また、非常勤理事のうち10名は、担当すら決められていない。大学運営に「学外者」の視点を入れ、民間企業的な経営手法を導入し、経営の効率化を図るという法人化の趣旨を踏まえ、学内登用理事の数を抑制し、民間企業など広く学外の経験者、有識者を常勤理事として登用する。

◆(学外登用経営スタッフ、事務組織における外部専門家)「外部登用部課長に対する具体的目標設定」
その人の持つ専門知識、経験に着目し、学外から経営スタッフや事務局部課長などとして登用する場合、彼らを最大限活用するために、それぞれの業務目標を可能な限り明確にし、必要な権限、予算、組織を与え、そのことを学内の各組織、教職員に周知徹底する。

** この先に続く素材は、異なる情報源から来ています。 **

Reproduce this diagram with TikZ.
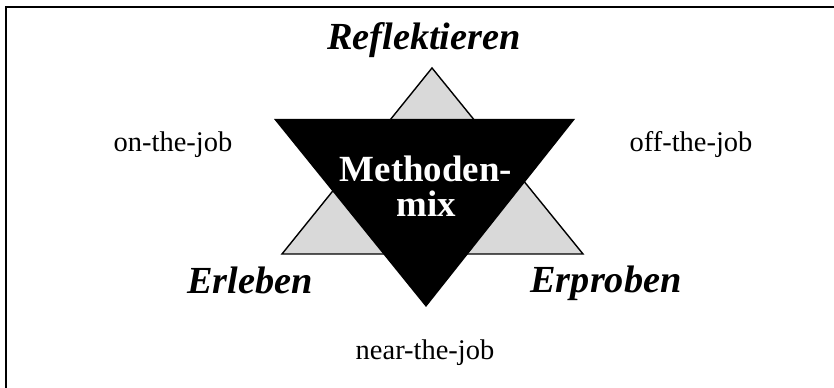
\documentclass[tikz,border=0pt]{standalone}
\usepackage{fontspec}
\setmainfont{Liberation Serif}
\tikzset{
  frame line/.style={
    line width=0.6pt
  },
  base triangle/.style={
    draw=black,
    line width=0.4pt,
    fill=black!15
  },
  mix triangle/.style={
    fill=black
  },
  pole label/.style={
    font=\fontsize{10.9}{12}\selectfont\bfseries\itshape,
    anchor=base,
    inner sep=0pt
  },
  job label/.style={
    font=\fontsize{8.1}{10}\selectfont,
    anchor=base,
    inner sep=0pt
  },
  mix label/.style={
    font=\fontsize{10.5}{9.8}\selectfont\bfseries,
    text=white,
    align=center,
    inner sep=0pt
  }
}

\begin{document}
\begin{tikzpicture}

    \useasboundingbox (0,0) rectangle (8.34,3.88);

    % Rahmen
    \draw[frame line] (0.06,0) -- (0.06,3.81) -- (8.34,3.81);

    % ---------- Dreiecke ----------
    \path[base triangle]
      (4.32,3.20) -- (5.83,1.34) -- (2.82,1.34) -- cycle;
    \path[mix triangle]
      (2.74,2.69) -- (5.75,2.69) -- (4.26,0.81) -- cycle;

    \node[mix label] (mix) at (4.26,2.02) {Methoden-\\mix};

    % ---------- Ecken ----------
    \node[pole label] (reflektieren) at (4.24,3.38) {Reflektieren};
    \node[pole label] (erleben) at (2.50,0.94) {Erleben};
    \node[pole label] (erproben) at (6.06,0.95) {Erproben};

    % ---------- Lernorte ----------
    \node[job label] (onjob) at (1.73,2.36) {on-the-job};
    \node[job label] (offjob) at (6.91,2.36) {off-the-job};
    \node[job label] (nearjob) at (4.25,0.28) {near-the-job};

\end{tikzpicture}
\end{document}
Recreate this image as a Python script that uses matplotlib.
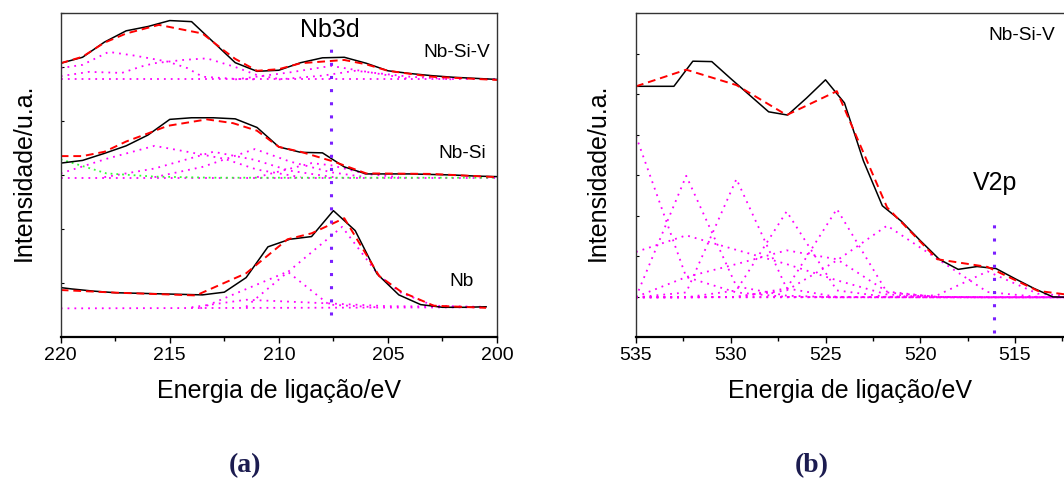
import matplotlib
matplotlib.use('Agg')
import matplotlib.pyplot as plt
from matplotlib.ticker import MultipleLocator, FixedLocator

plt.rcParams['font.family'] = ['Liberation Sans', 'DejaVu Sans']

# ---------------- Panel (a): Nb3d ----------------
E_a = [220, 219, 218, 217, 216, 215, 214, 213, 212, 211, 210,
       209, 208, 207, 206, 205, 204, 203, 202, 201, 200]
nbsiv_exp = [5.07, 5.18, 5.46, 5.67, 5.75, 5.86, 5.84, 5.46, 5.08, 4.92, 4.94,
             5.08, 5.17, 5.18, 5.07, 4.93, 4.88, 4.84, 4.81, 4.79, 4.77]
nbsi_exp = [3.22, 3.27, 3.40, 3.54, 3.74, 4.03, 4.06, 4.06, 4.04, 3.88, 3.52,
            3.42, 3.41, 3.15, 3.02, 3.02, 3.02, 3.01, 3.00, 2.98, 2.97]
E_nb = [220.5, 219.5, 218.5, 217.5, 216.5, 215.5, 214.5, 213.5, 212.5, 211.5, 210.5,
        209.5, 208.5, 207.5, 206.5, 205.5, 204.5, 203.5, 202.5, 201.5, 200.5]
nb_exp = [0.94, 0.89, 0.85, 0.82, 0.81, 0.80, 0.79, 0.78, 0.83, 1.10, 1.67,
          1.81, 1.86, 2.34, 1.97, 1.17, 0.78, 0.60, 0.55, 0.55, 0.56]

nbsiv_fit_E = [220, 219, 218, 217, 215.5, 214.5, 213.5, 212.5, 212, 211, 210, 209, 208, 207, 206, 205, 203, 200]
nbsiv_fit = [5.07, 5.19, 5.45, 5.62, 5.78, 5.70, 5.62, 5.30, 5.15, 4.93, 4.96, 5.07, 5.10, 5.13, 5.05, 4.93, 4.82, 4.76]
nbsi_fit_E = [220, 219, 218, 217, 216, 215.1, 213.3, 212.1, 211, 210, 209, 207.5, 206, 203, 200]
nbsi_fit = [3.35, 3.35, 3.43, 3.62, 3.77, 3.91, 4.03, 3.96, 3.82, 3.52, 3.43, 3.25, 3.03, 3.02, 2.96]
nb_fit_E = [220, 217.4, 213.8, 211.5, 209.6, 208.5, 207.0, 205.4, 204.4, 202.9, 200.5]
nb_fit = [0.87, 0.82, 0.77, 1.18, 1.81, 1.92, 2.20, 1.13, 0.84, 0.58, 0.54]

# fitted components (Nb-Si-V)
nbsiv_base_E = [220, 200]
nbsiv_base = [4.77, 4.77]
nbsiv_c1_E = [220, 219, 217.8, 216.6, 215.1, 214.2, 213.5, 212, 211]
nbsiv_c1 = [4.98, 5.04, 5.28, 5.21, 5.10, 4.98, 4.82, 4.78, 4.77]
nbsiv_c2_E = [220, 218.7, 217.2, 216.3, 215.7, 214.4, 213.3, 212.0, 211.0, 210]
nbsiv_c2 = [4.83, 4.91, 4.89, 5.01, 5.07, 5.13, 5.16, 5.00, 4.85, 4.78]
nbsiv_c3_E = [212, 209.5, 207.6, 205.5, 204]
nbsiv_c3 = [4.77, 4.90, 5.02, 4.88, 4.78]
nbsiv_c4_E = [210, 208, 206.5, 204, 202]
nbsiv_c4 = [4.77, 4.84, 4.93, 4.82, 4.77]

# fitted components (Nb-Si)
nbsi_base_E = [220, 200]
nbsi_base = [2.95, 2.95]
nbsi_green_E = [220, 217.9, 215.7, 213, 200]
nbsi_green = [3.29, 3.03, 2.97, 2.95, 2.95]
nbsi_c1_E = [220, 217.9, 215.7, 214.2, 212.5, 211, 209]
nbsi_c1 = [3.03, 3.30, 3.54, 3.43, 3.30, 3.10, 2.96]
nbsi_c2_E = [218, 215.7, 213.0, 211.1, 209.5, 207.5]
nbsi_c2 = [2.96, 3.12, 3.43, 3.28, 3.08, 2.96]
nbsi_c3_E = [215.7, 213.5, 211.1, 209.5, 207.6, 206]
nbsi_c3 = [2.96, 3.15, 3.48, 3.25, 3.05, 2.96]
nbsi_c4_E = [211, 208.5, 207.6, 206, 204.5]
nbsi_c4 = [2.96, 3.22, 3.18, 3.02, 2.96]

# fitted components (Nb)
nb_base_E = [220, 200.5]
nb_base = [0.53, 0.55]
nb_c1_E = [213.6, 209.6, 207.7, 205.5]
nb_c1 = [0.53, 1.21, 0.60, 0.55]
nb_c2_E = [211.5, 207.1, 205.4, 204.4, 202.9, 200.5]
nb_c2 = [0.56, 2.04, 1.13, 0.82, 0.58, 0.55]
nb_c3_E = [214.0, 211.5, 207.6, 205.0, 200.5]
nb_c3 = [0.55, 0.69, 0.62, 0.57, 0.56]

nb3d_E = 207.6
nb3d_span = [0.41, 5.45]

# ---------------- Panel (b): V2p ----------------
E_b = [535, 534, 533, 532, 531, 530, 529, 528, 527, 526, 525, 524,
       523, 522, 521, 520, 519, 518, 517, 516, 515, 514, 513, 512]
v_exp = [6.19, 6.19, 6.19, 6.81, 6.80, 6.38, 5.97, 5.56, 5.48, 5.90, 6.35, 5.78,
         4.35, 3.24, 2.86, 2.38, 1.92, 1.67, 1.74, 1.69, 1.44, 1.20, 0.99, 0.98]
E_g = [535, 532.35, 529.7, 527.05, 524.4, 521.75, 519.1, 516.45, 513.8, 511.15]
v_fit = [6.19, 6.60, 6.22, 5.48, 6.07, 3.20, 1.92, 1.73, 1.14, 0.98]
v_base_E = [535, 510]
v_base = [0.98, 0.98]
v_c0 = [4.96, 1.48, 1.10, 0.99, 0.98, 0.98, 0.98, 0.98, 0.98, 0.98]
v_c1 = [0.99, 3.98, 1.25, 1.02, 0.98, 0.98, 0.98, 0.98, 0.98, 0.98]
v_c2 = [0.98, 1.10, 3.90, 1.20, 0.99, 0.98, 0.98, 0.98, 0.98, 0.98]
v_c3 = [0.98, 0.98, 1.15, 3.10, 1.15, 0.99, 0.98, 0.98, 0.98, 0.98]
v_c4 = [0.98, 0.98, 0.99, 1.20, 3.16, 1.10, 0.99, 0.98, 0.98, 0.98]
v_c5 = [0.98, 0.98, 0.99, 1.15, 1.89, 2.75, 1.93, 1.11, 0.99, 0.98]
v_c6 = [2.10, 2.51, 2.15, 1.80, 1.40, 1.05, 0.99, 0.98, 0.98, 0.98]
v_c7 = [0.99, 1.48, 1.80, 2.14, 1.92, 1.12, 0.99, 0.98, 0.98, 0.98]
v_c8 = [0.98, 0.98, 0.98, 0.98, 0.98, 0.99, 1.03, 1.62, 1.07, 0.98]

v2p_E = 516.1
v2p_span = [0.10, 2.80]

xticks_a = [220, 215, 210, 205, 200]
xticks_b = [535, 530, 525, 520, 515]

# ---------------- styles ----------------
MAG = '#ff00ff'
RED = '#ff0000'
VIO = '#7b1fff'
comp_kw = dict(color=MAG, lw=1.3, linestyle=(0, (1, 2.8)))
fit_kw = dict(color=RED, lw=1.4, linestyle=(0, (4, 2.5)))
exp_kw = dict(color='black', lw=1.1)
vline_kw = dict(color=VIO, lw=2.2, linestyle=(0, (1, 3.3)))

fig = plt.figure(figsize=(10.64, 4.79), dpi=100)
W, H = 1064, 479
axA = fig.add_axes([60.7 / W, (H - 337) / H, 436.3 / W, 324 / H])
axB = fig.add_axes([636 / W, (H - 337) / H, 473.75 / W, 324 / H])

# panel a components
for ex, ey in [(nbsiv_base_E, nbsiv_base), (nbsiv_c1_E, nbsiv_c1), (nbsiv_c2_E, nbsiv_c2),
               (nbsiv_c3_E, nbsiv_c3), (nbsiv_c4_E, nbsiv_c4),
               (nbsi_base_E, nbsi_base), (nbsi_c1_E, nbsi_c1), (nbsi_c2_E, nbsi_c2),
               (nbsi_c3_E, nbsi_c3), (nbsi_c4_E, nbsi_c4),
               (nb_base_E, nb_base), (nb_c1_E, nb_c1), (nb_c2_E, nb_c2), (nb_c3_E, nb_c3)]:
    axA.plot(ex, ey, **comp_kw)
axA.plot(nbsi_green_E, nbsi_green, color='#33ff33', lw=1.3, linestyle=(0, (1, 2.2)))
axA.plot(E_a, nbsiv_exp, **exp_kw)
axA.plot(E_a, nbsi_exp, **exp_kw)
axA.plot(E_nb, nb_exp, **exp_kw)
axA.plot(nbsiv_fit_E, nbsiv_fit, **fit_kw)
axA.plot(nbsi_fit_E, nbsi_fit, **fit_kw)
axA.plot(nb_fit_E, nb_fit, **fit_kw)
axA.plot([nb3d_E, nb3d_E], nb3d_span, **vline_kw)

axA.set_xlim(220, 200)
axA.set_ylim(0, 6)

# panel b
for comp in [v_c0, v_c1, v_c2, v_c3, v_c4, v_c5, v_c6, v_c7, v_c8]:
    axB.plot(E_g, comp, **comp_kw)
axB.plot(v_base_E, v_base, **comp_kw)
axB.plot(E_b, v_exp, **exp_kw)
axB.plot(E_g, v_fit, **fit_kw)
axB.plot([v2p_E, v2p_E], v2p_span, **vline_kw)
axB.set_xlim(535, 510)
axB.set_ylim(0, 8)

axA.xaxis.set_major_locator(FixedLocator(xticks_a))
axB.xaxis.set_major_locator(FixedLocator(xticks_b))
for ax in (axA, axB):
    ax.xaxis.set_minor_locator(MultipleLocator(2.5))
    ax.yaxis.set_major_locator(MultipleLocator(1))
    ax.tick_params(axis='x', which='major', direction='out', length=4.5, width=1.0,
                   labelsize=14, pad=3, top=False)
    ax.tick_params(axis='x', which='minor', direction='out', length=3, width=1.0, top=False)
    ax.tick_params(axis='y', which='major', direction='in', length=2.5, width=0.8,
                   labelleft=False, right=False)
    for s in ('top', 'left', 'right'):
        ax.spines[s].set_linewidth(1.0)
        ax.spines[s].set_color('#333333')
    ax.spines['bottom'].set_linewidth(1.6)
    ax.set_ylabel('Intensidade/u.a.', fontsize=18)
    ax.set_xlabel('Energia de ligação/eV', fontsize=18)

axA.yaxis.set_label_coords(-0.084, 0.51)
axB.yaxis.set_label_coords(-0.080, 0.51)
axA.xaxis.set_label_coords(0.5, -0.167)
axB.xaxis.set_label_coords(0.452, -0.167)
for ax in (axA, axB):
    ax.xaxis.label.set_va('center')
    ax.yaxis.label.set_va('center')

# annotations
axA.text(0.617, 0.946, 'Nb3d', transform=axA.transAxes, fontsize=18, ha='center', va='center')
axA.text(0.908, 0.877, 'Nb-Si-V', transform=axA.transAxes, fontsize=13.8, ha='center', va='center')
axA.text(0.920, 0.565, 'Nb-Si', transform=axA.transAxes, fontsize=13.8, ha='center', va='center')
axA.text(0.919, 0.171, 'Nb', transform=axA.transAxes, fontsize=13.8, ha='center', va='center')
axB.text(0.814, 0.931, 'Nb-Si-V', transform=axB.transAxes, fontsize=13.8, ha='center', va='center')
axB.text(0.758, 0.475, 'V2p', transform=axB.transAxes, fontsize=18, ha='center', va='center')

fig.text(245 / W, 1 - 466 / H, '(a)', fontsize=20, fontweight='bold', family='Liberation Serif',
         color='#1c1c50', ha='center', va='center')
fig.text(812 / W, 1 - 466 / H, '(b)', fontsize=20, fontweight='bold', family='Liberation Serif',
         color='#1c1c50', ha='center', va='center')

fig.savefig('out.png', dpi=100)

◆(共通…2)「具体的目標・課題設定による文部科学省派遣幹部人材の活用」
いわば「広義の外部人材」として、数多くの理事、事務局長、部課長を国立大学に送る文部科学省は、法人化後の国立大学の現状と課題、それらの解決に必要な知見について、それぞれの専門分野ごとに事前に十分理解させる。各国立大学も、文部科学省に理事など幹部職員の派遣を依頼する場合は、それぞれのポストごとの業務目標、任期などについて明確にした上で行う。例えば、事務局長には「事務改革・事務組織改革により4年間で最低30%の効率化を実現し、職員数の15%を削減する」、入試課長には「戦略的な広報活動の展開により、4年間で受験者数の数を最低30%増、合格者の偏差値最低5アップを実現する」、留学生課長は「奨学金の充実、学生交流協定の締結などにより、4年間で派遣・受け入れ留学生数を最低30%増を実現する」といった条件を具体的に示した上で採否を決定する。